LossHV: Loss function over both the ice thickness and ice surface velocity.

The loss function for the ice thickness is mathematically defined as:

\[L(\theta) = \int_{t\in\mathcal{T}} \int_{x\in\Omega} \ell(H(x, t; \theta), \theta) dt d\Omega\]

where $\Omega\subset\mathbb{R}^2$ defines the inner mask of the glacier where each pixel is at least at a given distance from the borders, and $\ell(\hat H(x, t), \theta)$ is the point evaluated loss function. In the case of the $L^2$ loss, $\ell(H(x, t; \theta), \theta) = \left(\hat H(t, x) - H(t, x)\right)_2^2$. In the formula above, $\hat H$ and $H$ are written in a continuous setting where no grid is defined. In practice, the iceflow equation is solved on a given grid $(x_i)_{i\leq I}$ where each $x_i\in\mathbb{R}^2$.

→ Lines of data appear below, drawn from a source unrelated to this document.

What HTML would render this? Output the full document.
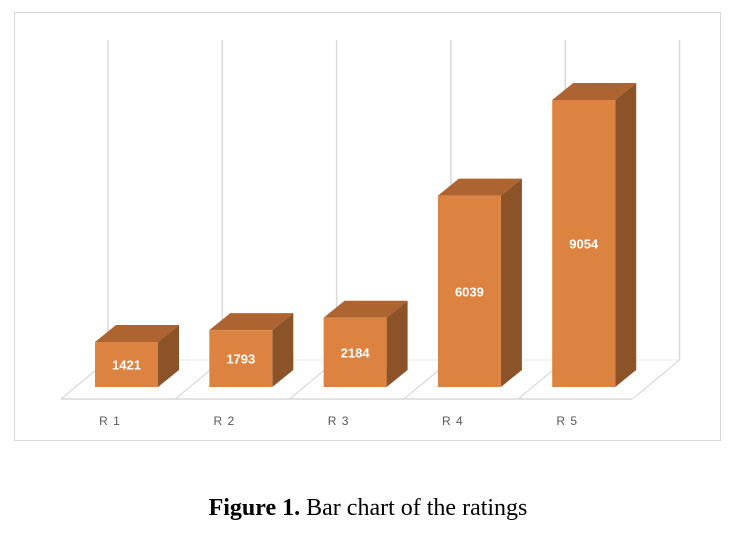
<!DOCTYPE html>
<html><head><meta charset="utf-8"><style>
body{margin:0;background:#fff;width:738px;height:534px;overflow:hidden}
</style></head><body>
<svg width="738" height="534" id="svg" font-family="Liberation Sans, sans-serif">
<rect x="14.5" y="12.5" width="706" height="428" fill="#fff" stroke="#d9d9d9"/>
<g id="g"></g>
<text x="368" y="515" text-anchor="middle" font-family="Liberation Serif, serif" font-size="24" fill="#000"><tspan font-weight="bold">Figure 1.</tspan> Bar chart of the ratings</text>
</svg>
<script>
const categories=["R1","R2","R3","R4","R5"];
const values=[1421,1793,2184,6039,9054];
const labels=["R 1","R 2","R 3","R 4","R 5"];
const NS="http://www.w3.org/2000/svg",g=document.getElementById('g');
function mk(t,a){const e=document.createElementNS(NS,t);for(const k in a)e.setAttribute(k,a[k]);g.appendChild(e);return e;}
const base=387, scale=287/9054, step=114.3, x0=95, bw=63, ddx=21, ddy=-17;
function y(v){return base-v*scale;}
for(let i=0;i<=5;i++){const gx=108+i*step;
 let l=mk('line',{x1:gx,y1:40,x2:gx,y2:360,stroke:'#d9d9d9','stroke-width':1.5});
 
 
 let d=mk('line',{x1:gx,y1:360,x2:gx-47,y2:399,stroke:'#d9d9d9','stroke-width':1.2});
 
 }
let f1=mk('line',{x1:61,y1:399,x2:632,y2:399,stroke:'#d9d9d9','stroke-width':1.5});


let f2=mk('line',{x1:108,y1:360,x2:679,y2:360,stroke:'#e6e6e6','stroke-width':1});


categories.forEach((c,i)=>{
 const x=x0+i*step, t=y(values[i]);
 let top=mk('polygon',{points:`${x},${t} ${x+ddx},${t+ddy} ${x+bw+ddx},${t+ddy} ${x+bw},${t}`,fill:'#AD6431'});
 
 
 let side=mk('polygon',{points:`${x+bw},${t} ${x+bw+ddx},${t+ddy} ${x+bw+ddx},${base+ddy} ${x+bw},${base}`,fill:'#8C5328'});
 
 
 let fr=mk('rect',{x:x,y:t,width:bw,height:base-t,fill:'#DC8342'});
 
 
 let tx=mk('text',{x:x+bw/2,y:(t+base)/2+5,'text-anchor':'middle','font-size':13,'font-weight':'bold',fill:'#fff'});
 tx.textContent=values[i];
 
 
 let lb=mk('text',{x:108+i*step+2,y:425,'text-anchor':'middle','font-size':12,fill:'#595959','letter-spacing':'1'});
 lb.textContent=labels[i];
 
 
});
</script>
</body></html>
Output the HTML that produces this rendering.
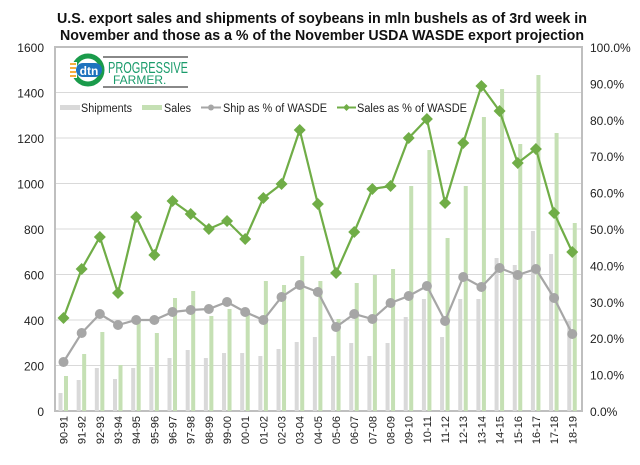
<!DOCTYPE html>
<html><head><meta charset="utf-8"><style>
body{margin:0;background:#fff;width:640px;height:460px;overflow:hidden}
text{font-family:"Liberation Sans",Arial,sans-serif}
</style></head><body>
<svg id="s" width="640" height="460" xmlns="http://www.w3.org/2000/svg">
<rect width="640" height="460" fill="#fff"/>
<text x="322" y="23" text-anchor="middle" font-size="14.5" font-weight="bold" fill="#111" textLength="530" lengthAdjust="spacingAndGlyphs">U.S. export sales and shipments of soybeans in mln bushels as of 3rd week in</text>
<text x="322" y="40" text-anchor="middle" font-size="14.5" font-weight="bold" fill="#111" textLength="524" lengthAdjust="spacingAndGlyphs">November and those as a %  of the November USDA WASDE  export projection</text>
<g id="g"></g>
</svg>
<script>
var g=document.getElementById('g'),h='';
var L=55,R=582,T=47,B=411;
var lv=[0,200,400,600,800,1000,1200,1400,1600];
lv.forEach(function(v){var y=B-(B-T)*v/1600;
 if(v>0&&v<1600)h+='<line x1="'+L+'" x2="'+R+'" y1="'+y+'" y2="'+y+'" stroke="#d9d9d9" stroke-width="1"/>';
 h+='<text x="44" y="'+(y+5)+'" text-anchor="end" font-size="12" fill="#222">'+v+'</text>';});
for(var i=0;i<=10;i++){var y=B-(B-T)*i/10;h+='<text x="590" y="'+(y+5)+'" font-size="12" fill="#222">'+i*10+'.0%</text>';}
h+='<rect x="'+L+'" y="'+T+'" width="'+(R-L)+'" height="'+(B-T)+'" fill="none" stroke="#bfbfbf" stroke-width="2"/>';
var labs=[];for(var k=90;k<119;k++){var a=k%100,b=(k+1)%100;labs.push((a<10?'0':'')+a+'-'+(b<10?'0':'')+b);}
var ship=[393,380,368,379,368,367,358,350,358,353,353,356,349,342,337,356,343,356,343,317,299,337,299,299,258,265,231,254,321];
var sale=[376,354,332,365,320,333,298,291,316,309,314,281,285,256,281,319,283,275,269,186,150,238,186,117,89,144,75,133,223];
var sp=[362,333,314,325,320,320,312,310,309,302,312,320,297,285,292,327,314,319,303,296,286,321,277,287,268,275,269,298,334];
var sa=[318,269,237,293,217,255,201,214,229,221,239,198,184,130,204,273,232,189,186,138,119,203,143,86,111,163,149,213,252];
function cx(i){return 63.5+18.17*i;}
for(var i=0;i<29;i++){var c=cx(i);
 h+='<rect x="'+(c-5)+'" y="'+ship[i]+'" width="4" height="'+(B-ship[i])+'" fill="#d9d9d9"/>';
 h+='<rect x="'+(c+0.5)+'" y="'+sale[i]+'" width="4" height="'+(B-sale[i])+'" fill="#c5e0b4"/>';
 h+='<text transform="translate('+(c+4)+',416) rotate(-90)" text-anchor="end" font-size="11" fill="#222">'+labs[i]+'</text>';}
var p1='',p2='';for(var i=0;i<29;i++){p1+=cx(i)+','+sp[i]+' ';p2+=cx(i)+','+sa[i]+' ';}
h+='<polyline points="'+p1+'" fill="none" stroke="#a6a6a6" stroke-width="2.2"/>';
for(var i=0;i<29;i++)h+='<circle cx="'+cx(i)+'" cy="'+sp[i]+'" r="5" fill="#a6a6a6"/>';
h+='<polyline points="'+p2+'" fill="none" stroke="#70ad47" stroke-width="2.2"/>';
for(var i=0;i<29;i++){var c=cx(i),y=sa[i];h+='<polygon points="'+c+','+(y-6)+' '+(c+6)+','+y+' '+c+','+(y+6)+' '+(c-6)+','+y+'" fill="#70ad47"/>';}
// legend
h+='<rect x="60" y="105" width="20" height="5" fill="#d9d9d9"/><text x="81" y="112" font-size="11.5" fill="#222" textLength="51" lengthAdjust="spacingAndGlyphs">Shipments</text>';
h+='<rect x="142" y="105" width="20" height="5" fill="#c5e0b4"/><text x="164" y="112" font-size="11.5" fill="#222" textLength="27" lengthAdjust="spacingAndGlyphs">Sales</text>';
h+='<line x1="201" x2="221" y1="107.5" y2="107.5" stroke="#a6a6a6" stroke-width="2"/><circle cx="211" cy="107.5" r="3" fill="#a6a6a6"/><text x="223" y="112" font-size="11.5" fill="#222" textLength="104" lengthAdjust="spacingAndGlyphs">Ship as % of WASDE</text>';
h+='<line x1="337" x2="356" y1="107.5" y2="107.5" stroke="#70ad47" stroke-width="2"/><polygon points="346.5,104 350,107.5 346.5,111 343,107.5" fill="#70ad47"/><text x="357" y="112" font-size="11.5" fill="#222" textLength="110" lengthAdjust="spacingAndGlyphs">Sales as % of WASDE</text>';
// logo
h+='<circle cx="88" cy="70" r="14" fill="none" stroke="#1a9b4b" stroke-width="5"/>';
h+='<rect x="71" y="62" width="6" height="16" fill="#fff"/><line x1="70" x2="76" y1="64" y2="64" stroke="#f39200" stroke-width="1.5"/><line x1="70" x2="76" y1="68" y2="68" stroke="#f39200" stroke-width="1.5"/><line x1="70" x2="76" y1="72" y2="72" stroke="#f39200" stroke-width="1.5"/><line x1="70" x2="76" y1="76" y2="76" stroke="#f39200" stroke-width="1.5"/>';
h+='<rect x="76" y="63" width="26" height="14" rx="7" fill="#1e73be"/><text x="89" y="75" text-anchor="middle" font-size="12" font-weight="bold" fill="#fff">dtn</text>';
h+='<line x1="103" x2="188" y1="57" y2="57" stroke="#111" stroke-width="1"/><line x1="103" x2="188" y1="87" y2="87" stroke="#111" stroke-width="1"/>';
h+='<text x="108" y="73" font-family="Liberation Serif" font-size="16" fill="#1a9b6b" textLength="80" lengthAdjust="spacingAndGlyphs">PROGRESSIVE</text>';
h+='<text x="113" y="84" font-family="Liberation Serif" font-size="12" fill="#1a9b6b">FARMER.</text>';
g.innerHTML=h;
</script>
</body></html>
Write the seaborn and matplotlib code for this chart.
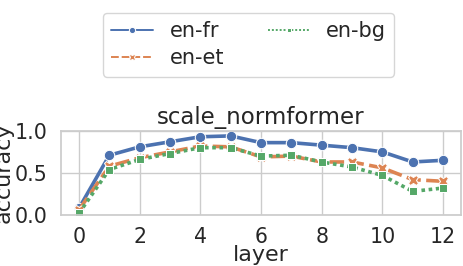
import pandas as pd
import matplotlib.pyplot as plt
import seaborn as sns

# --- data ---
layers = list(range(13))
en_fr = [0.08, 0.71, 0.81, 0.87, 0.93, 0.94, 0.86, 0.86, 0.83, 0.80, 0.75, 0.63, 0.65]
en_et = [0.06, 0.58, 0.68, 0.75, 0.82, 0.81, 0.69, 0.70, 0.63, 0.63, 0.56, 0.42, 0.40]
en_bg = [0.02, 0.54, 0.66, 0.73, 0.80, 0.80, 0.70, 0.71, 0.63, 0.57, 0.47, 0.28, 0.32]

df = pd.DataFrame({
    'layer': layers * 3,
    'accuracy': en_fr + en_et + en_bg,
    'pair': ['en-fr'] * 13 + ['en-et'] * 13 + ['en-bg'] * 13,
})

sns.set_theme(style="whitegrid")

fig = plt.figure(figsize=(4.64, 2.66), dpi=100)
ax = fig.add_axes([0.131, 0.192, 0.863, 0.316])
sns.lineplot(data=df, x='layer', y='accuracy', hue='pair', style='pair',
             markers=True, linewidth=2.6, markersize=7.5, ax=ax)

ax.set_ylim(0, 1.0)
ax.set_yticks([0.0, 0.5, 1.0])
ax.set_xticks([0, 2, 4, 6, 8, 10, 12])
ax.tick_params(labelsize=14.8)
ax.tick_params(axis='x', pad=2.5)
ax.set_xlabel('layer', fontsize=16, labelpad=-1)
ax.set_ylabel('accuracy', fontsize=16, labelpad=1)
ax.set_title('scale_normformer', fontsize=16.5, pad=5)

handles, labels = ax.get_legend_handles_labels()
for h in handles:
    h.set_linewidth(1.4)
    h.set_markersize(4.5)
ax.legend(handles, labels, ncol=2, fontsize=15, loc='upper center',
          bbox_to_anchor=(0.536, 0.992), bbox_transform=fig.transFigure,
          columnspacing=2.1, handlelength=2.0, borderpad=0.4,
          labelspacing=0.35)

fig.savefig('out.png', dpi=100)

However, since we have very sparse observations, data is available only at specific points in time and space. The ground truth ice thickness, generally coming from ground penetrating radar (GPR) field work from the Glathida database [4], displays a very strong sparsity, with observations concentrated along radar transects. Glacier ice surface velocity products , e.g. [5], [6], are notoriously less sparse, but still present many gaps in the grid due to signal-to-noise-ratio issues from the products. Let $\mathcal{X}=(x_j,t_j)_{j\leq J}$ define the set of points where there are ground truth measurements. We assume that $\forall j\leq J,\, x_j\in(x_i)_i$, that is the ground truth measurements are aligned with the simulation grid. The data fidelity term in the discrete setting then becomes $\mathcal{D}\left(\hat S, S \right) \stackrel{\mathrm{def}}{=} \sum_{j \leq J} \left( \hat H(t_j,x_j)-H(t_j,x_j) \right)^2$ with $\hat H(t_j,x_j)$ the predicted ice thickness at time $t_j$ and on the node of the simulation grid $x_j$.